Is a 7/1 or 10/1 ARM safer than a 5/1?

Safer, but less of a discount. The 7/1 typically prices 25–40 bp above a 5/1, and the 10/1 typically 40–60 bp above. If your time horizon is 7 or 10 years, match the ARM term to your horizon. If your horizon is truly 5 years, the 5/1 captures the full spread.

What happens if I can’t afford the reset?

Three options: refinance into a new fixed-rate loan (workable if rates are lower or equal at that point), sell the house, or negotiate a loan modification with your servicer. The second is the only one that’s always available — the first depends on where rates are, and the third depends on the servicer.

Can I switch from an ARM to a fixed mortgage later?

Yes, through refinancing. That’s the implicit plan for many ARM borrowers. The caveat is that if rates spike and your home value drops, you may not qualify for the refinance when you need it most — this is exactly what happened to a lot of 2006 ARM borrowers.

Are ARMs riskier than in 2006?

The 2006-era subprime ARMs had teaser rates that were a full 3%+ below market, no caps, and often no documentation of income. Modern ARMs are fully documented, capped, and initially priced within about 1% of the fixed rate. The product is structurally safer. The underlying question — “what will rates be in 5 years?” — remains unknown.

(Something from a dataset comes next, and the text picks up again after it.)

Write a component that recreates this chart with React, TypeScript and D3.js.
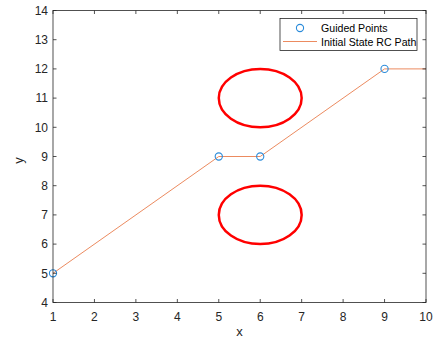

Does an ARM affect my credit score differently?

No. ARMs and fixed mortgages are both reported as mortgage trade lines and treated identically by credit bureaus. Your score depends on payment history and utilization, not loan structure.


Bottom Line

The 2026 ARM vs 30-year fixed decision is actually simple once you separate rate forecasting (which nobody does well) from your own timeline (which you can estimate honestly). If you know you’re moving or refinancing within 5–7 years, the ARM’s 90-bp discount is close to free money. If you’re settling in for the long haul or stretching to afford the house, pay the fixed-rate premium and sleep soundly. The math is cleaner than lenders make it sound — you just have to be honest with yourself about the inputs.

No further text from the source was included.